The Act, which became effective as of 2018, now makes up I.R.C. §4943(g). In general, Section 4943 imposes the “excess business holdings” rule on private foundations, which is triggered when a private foundation and its disqualified persons (e.g., substantial contributors, directors, officers and their family members and businesses) own more than 20% in the aggregate of a for-profit business.  The Act creates an exception for a private foundation to own a for-profit business, so long as the following requirements are met:

  1. 100 percent of the voting stock in the business must be held by the private foundation;
  2. The private foundation must have acquired the ownership interest in the business by means other than by purchase;
  3. All of the profits of the business must be distributed to the private foundation;
  4. The private foundation cannot be controlled by a disqualified person (e.g., the family members of the creator of the private foundation or any substantial contributors of the private foundation, or a director, officer, trustee, manager, employee, or contractor of the business);
  5. At least a majority of the foundation’s board are persons that are not directors or officers of the business or family members of a substantial contributor; and
  6. There is no outstanding loan from the business to a substantial contributor or his or her family members.

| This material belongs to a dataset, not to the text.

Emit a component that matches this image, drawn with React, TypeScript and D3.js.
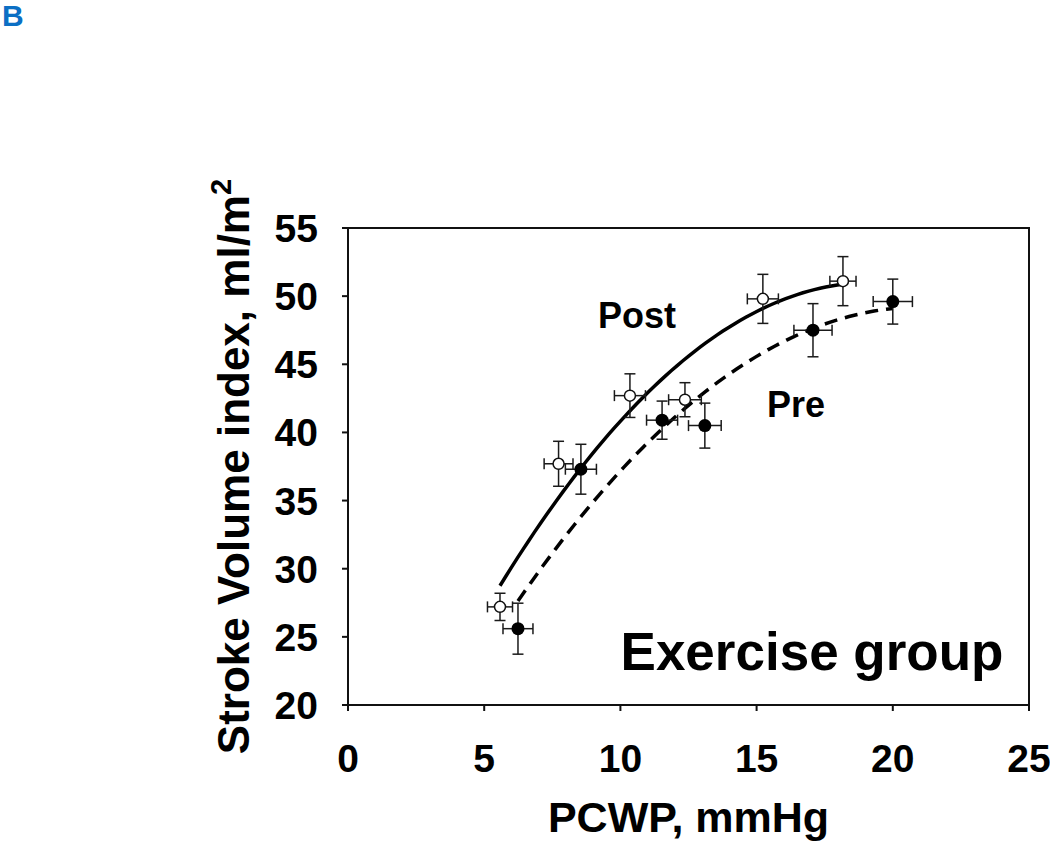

The Act is known as the “Newman’s Own Exception” because Newman’s Own Foundation had been lobbying for this exception since the death of the foundation’s founder, Paul Newman, in 2008. Newman left his entire interest in Newman’s Own, Inc. to his foundation and under the prior rules, the foundation was required to divest itself of the company within the 10-year extended grace period (which would have expired in November 2018).  Under the Act, the foundation will now be able to retain ownership of the company.